Member of the Kenya National Assembly
- Constituency: Magarini Constituency
- Preceded by: Amason Kingi Jeffah
- Succeeded by: Vacated (election nullified)

Personal details
- Born: 1956 (age 69–70) Magarini, Kilifi County, Kenya
- Party: Shirikisho Party (2002–2007) United Republican Party (2013–2017) Jubilee Coalition (2017–2022)
- Education: Machakos Technical School
- Occupation: Teacher, Politician
- Profession: Teacher

= Harrison Kombe =

Kenyan politician

Harrison Mwalimu Garama Kombe (born 1956 in Magarini, Kilifi County) is a Kenyan teacher and politician. He was first elected to the Kenya National Assembly from Magarini Constituency on the ticket of Shirikisho Party in 2002. He suffered a defeat in 2007 and returned to the parliament in 2013 and was reelected in 2017 before being defeated again in the 2022 parliamentary election.

== Career ==
Harrison Kombe was trained at Machakos Technical School. 1979 he joined Lawfords Hotel as an electrician. From 1985 to 1986 he was a teacher at Nairobi Technical School and later transferred to Malindi High School where he taught from 1987 to 1988. He moved to Kinango Secondary & Technical School and taught there for a year before transferring to Sheikh Khalifa Secondary & Technical School where he taught from 1990 to 1996. He ended his teaching career at Marafa Secondary School and Kikoneni Secondary School in 2002 when he joined politics.

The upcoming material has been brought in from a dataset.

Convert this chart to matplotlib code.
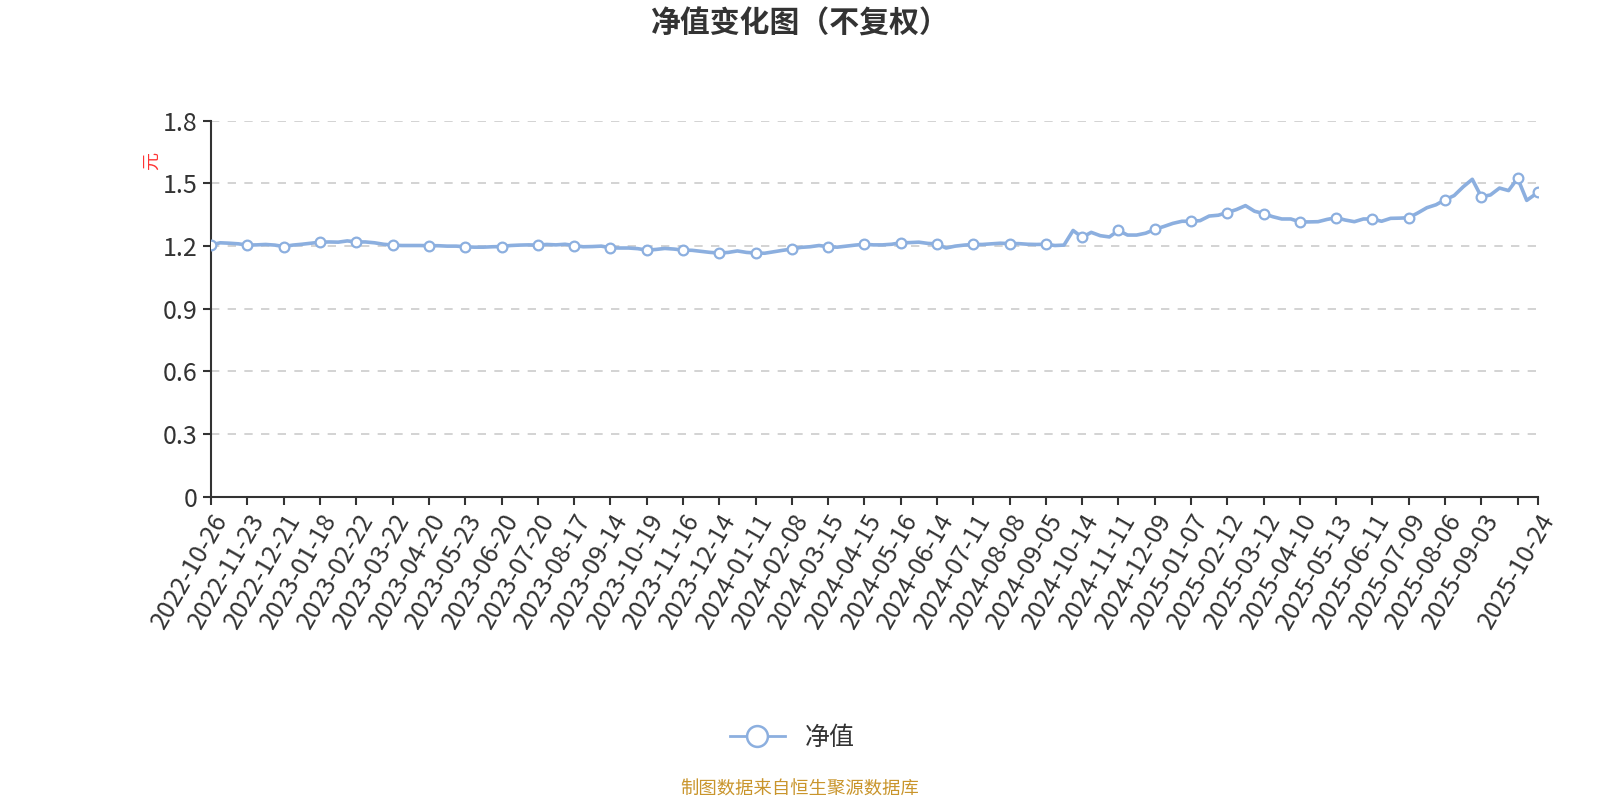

He was elected to the 9th Kenyan National Assembly from Magarini Constituency on the ticket of Shirikisho Party in 2002. He was defeated in the 2007 elections by Amason Kingi Jeffah. He challenged the result in court which led to the nullification of the election and a by-election was ordered. In the by-election, he was again defeated by Amason Kingi Jeffah. After the defeat, he went back to his teaching career and taught from 2008 to 2013 when he reclaimed the Magarini seat in the parliament on the ticket of URP and the support of Jubilee coalition. In the 2013 election, the incumbent Amason kingi jeffa did not run as he contested and won the governorship seat of Kilifi. In the 11th parliament, Kombe served on the Catering and Health Club Committee and Departmental Committee on Education, Research and Technology. He was reelected in 2017 and 2022 but the 2022 election was challenged by his opponent leading to nullification of the election by both high court and appeal court on the grounds of irregularities.